First of all, is there an easy way to remove this muck? Would it be best to try to drain the pond and just remove the liner and install a new liner? Honestly I do not know how this can be done because the water is always flowing. Once the whole pond is cleaned out, is there a way to assure that this dirt and sludge does not accumulate again? I did not know if there was a cleaning or filtering system for natural ponds or not.
A. Since the pond has a liner, it is no longer natural. Natural ponds have muck in them, and adding plants and rocks may help keep the muck in place and keep it from getting stirred up. Marshy areas chock full of bog plants or marginal also act as a natural filter that should promote settling of solids and clear the water. Clean out as much of the muck as possible and then try to locate where, exactly, the spring feed is. It could just weep up throughout the entire bottom of the pond; that is not normal, but could happen.
Try to "control" or seal the bottom of the pond with a natural surface, maybe sand or clay. Keeping in mind where the spring feed is because the water will come up whether you like it or not, so do not try blocking it off or it may come up where you do not want it to.
Next lie in a pebble bottom and work your way up from there. The clay or sand should seal off the remaining muck, and now all you have to worry about is keeping the muck out from above. The sand may also act as a natural filter for the bubbling spring water. The first thing you need to think about is getting that muck out. This will require you to drain your pond. You will need to divert the water somehow for a few days while you are working on the project.

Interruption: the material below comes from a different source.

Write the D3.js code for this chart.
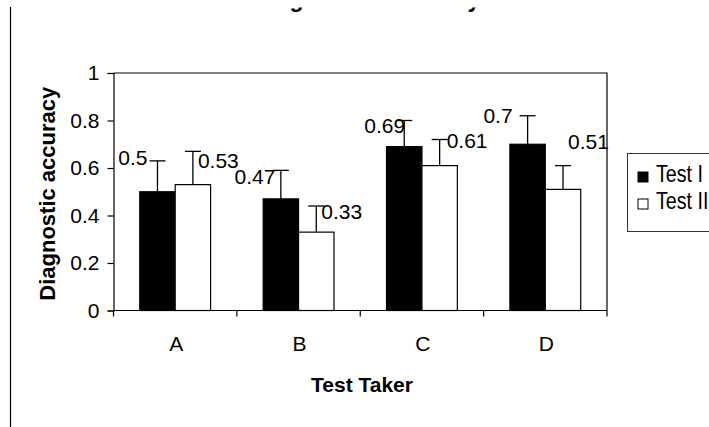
<!DOCTYPE html>
<html>
<head>
<meta charset="utf-8">
<script src="https://cdn.jsdelivr.net/npm/d3@7"></script>
<style>
  html, body { margin: 0; padding: 0; background: #fff; }
  svg { display: block; font-family: "Liberation Sans", Arial, sans-serif; }
</style>
</head>
<body>
<svg id="chart" width="709" height="427"></svg>
<script>
// ---- data ----
const categories = ["A", "B", "C", "D"];
const seriesNames = ["Test I", "Test II"];
const testI = [0.5, 0.47, 0.69, 0.7];
const testII = [0.53, 0.33, 0.61, 0.51];
const errI = [0.13, 0.12, 0.11, 0.12];
const errII = [0.14, 0.11, 0.11, 0.10];
const yTicks = [0, 0.2, 0.4, 0.6, 0.8, 1];
const yTickLabels = ["0", "0.2", "0.4", "0.6", "0.8", "1"];
const chartTitle = "Diagnostic Accuracy";
const xTitle = "Test Taker";
const yTitle = "Diagnostic accuracy";

// ---- layout (label placement, relative to error-bar top) ----
const labelLayoutI = [
  { dx: -10, dy: -3, anchor: "end" },
  { dx: -5.5, dy: 6, anchor: "end" },
  { dx: 1, dy: 5, anchor: "end" },
  { dx: -15, dy: 0, anchor: "end" }
];
const labelLayoutII = [
  { dx: 5, dy: 9, anchor: "start" },
  { dx: 5, dy: 5.5, anchor: "start" },
  { dx: 7, dy: 1, anchor: "start" },
  { dx: 5, dy: -24.5, anchor: "start" }
];

const svg = d3.select("#chart");
const pLeft = 113.5, pRight = 607, pTop = 73, pBottom = 310.5;

const x0 = d3.scaleBand().domain(categories).range([pLeft, pRight]).padding(0);
const barW = x0.bandwidth() * 0.287;
const x1 = d3.scaleBand().domain(seriesNames)
  .range([x0.bandwidth() / 2 - barW, x0.bandwidth() / 2 + barW]).padding(0);
const y = d3.scaleLinear().domain([0, 1]).range([pBottom, pTop]);

const series = [
  { name: seriesNames[0], values: testI, errs: errI, fill: "#000", layout: labelLayoutI },
  { name: seriesNames[1], values: testII, errs: errII, fill: "#fff", layout: labelLayoutII }
];

// the visible area of the original picture starts a few pixels down
svg.append("defs").append("clipPath").attr("id", "viewClip")
  .append("rect").attr("x", 0).attr("y", 7.5).attr("width", 709).attr("height", 420);

// frame line on left
svg.append("line").attr("x1", 10.5).attr("x2", 10.5).attr("y1", 7).attr("y2", 427)
  .attr("stroke", "#000").attr("stroke-width", 1.2);

// title (mostly cut off at top in the original)
svg.append("text").attr("x", 367).attr("y", 7).attr("text-anchor", "middle")
  .attr("clip-path", "url(#viewClip)")
  .attr("font-size", 23).attr("font-weight", "bold").text(chartTitle);

// plot box (top and right)
svg.append("path")
  .attr("d", `M${pLeft},${pTop}H${pRight}V${pBottom}`)
  .attr("fill", "none").attr("stroke", "#000").attr("stroke-width", 1.2);

// bars
const g = svg.append("g");
series.forEach(s => {
  categories.forEach((c, i) => {
    const bx = x0(c) + x1(s.name);
    g.append("rect")
      .attr("x", bx).attr("y", y(s.values[i]))
      .attr("width", x1.bandwidth()).attr("height", y(0) - y(s.values[i]))
      .attr("fill", s.fill).attr("stroke", "#000").attr("stroke-width", 1.2);
  });
});

// error bars + labels
series.forEach(s => {
  categories.forEach((c, i) => {
    const cx = x0(c) + x1(s.name) + x1.bandwidth() / 2;
    const ty = y(s.values[i] + s.errs[i]);
    g.append("line").attr("x1", cx).attr("x2", cx)
      .attr("y1", y(s.values[i])).attr("y2", ty)
      .attr("stroke", "#000").attr("stroke-width", 1.3);
    g.append("line").attr("x1", cx - 8).attr("x2", cx + 8)
      .attr("y1", ty).attr("y2", ty)
      .attr("stroke", "#000").attr("stroke-width", 1.3);
    const L = s.layout[i];
    g.append("text").attr("x", cx + L.dx).attr("y", ty + L.dy)
      .attr("text-anchor", L.anchor).attr("dominant-baseline", "central")
      .attr("font-size", 21).text(String(s.values[i]));
  });
});

// y axis
const yAxis = d3.axisLeft(y).tickValues(yTicks)
  .tickFormat((d, i) => yTickLabels[i]).tickSize(6).tickPadding(8);
const ya = svg.append("g").attr("transform", `translate(${pLeft},0)`).call(yAxis);
ya.select(".domain").attr("stroke-width", 1.2);
ya.selectAll(".tick line").attr("stroke-width", 1.2);
ya.selectAll("text").attr("font-size", 21).attr("font-family", "Liberation Sans, Arial, sans-serif").attr("fill", "#000");

// x axis line + boundary ticks
svg.append("line").attr("x1", pLeft).attr("x2", pRight).attr("y1", pBottom).attr("y2", pBottom)
  .attr("stroke", "#000").attr("stroke-width", 1.2);
const bounds = categories.map(c => x0(c)).concat([x0(categories[categories.length - 1]) + x0.bandwidth()]);
svg.selectAll(".xt").data(bounds).enter().append("line")
  .attr("x1", d => d).attr("x2", d => d).attr("y1", pBottom).attr("y2", pBottom + 6)
  .attr("stroke", "#000").attr("stroke-width", 1.2);
svg.selectAll(".xl").data(categories).enter().append("text")
  .attr("x", d => x0(d) + x0.bandwidth() / 2 + 1).attr("y", 351)
  .attr("text-anchor", "middle").attr("font-size", 21).text(d => d);

// axis titles
svg.append("text").attr("x", 362).attr("y", 392).attr("text-anchor", "middle")
  .attr("font-size", 21).attr("font-weight", "bold").text(xTitle);
svg.append("text").attr("transform", `translate(55,${(pTop + pBottom) / 2 + 2}) rotate(-90)`)
  .attr("text-anchor", "middle").attr("font-size", 22).attr("font-weight", "bold").text(yTitle);

// legend
const lg = svg.append("g");
lg.append("rect").attr("x", 627.5).attr("y", 153.5).attr("width", 100).attr("height", 78)
  .attr("fill", "#fff").attr("stroke", "#333").attr("stroke-width", 1);
series.forEach((s, i) => {
  const ly = 172 + i * 27;
  lg.append("rect").attr("x", 638).attr("y", ly).attr("width", 10).attr("height", 10)
    .attr("fill", s.fill).attr("stroke", "#000").attr("stroke-width", 1);
  lg.append("text").attr("transform", `translate(656,${ly + 10}) scale(0.82,1)`)
    .attr("font-size", 24).text(s.name);
});
</script>
</body>
</html>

Now that the pond is empty, clean it out all the muck and weed plants that you do not want. If you want to save plants, you will need a temporary nursery. The problem you are having is called a giant settling pool. To get rid of this gunk that settles in your pond, you need to install a "bottom drain." This is located at the deepest part of the pond, and you might need more than one. A bottom drain consists of a screen of some sort so as not to clog your pipe. This drain will be your new outlet for your pond. It is than connected to a 4-inch pipe, or whatever is cheapest or sufficient enough to handle the capacity of water coming in. You want to completely change the water in a pond about two or three times an hour for nice water. Run your pipe the way that the pond is naturally flowing now - up over the rim and down the watercourse.
So your checklist includes redirect water, clean out muck, figure out your inlet flow, match pipe to keep up with flow, install bottom drain, now siphon away! You can also have an overflow if there is a lot of water, but if the bottom of your pond is sucking from siphon pressure, you will be a lot more muck free.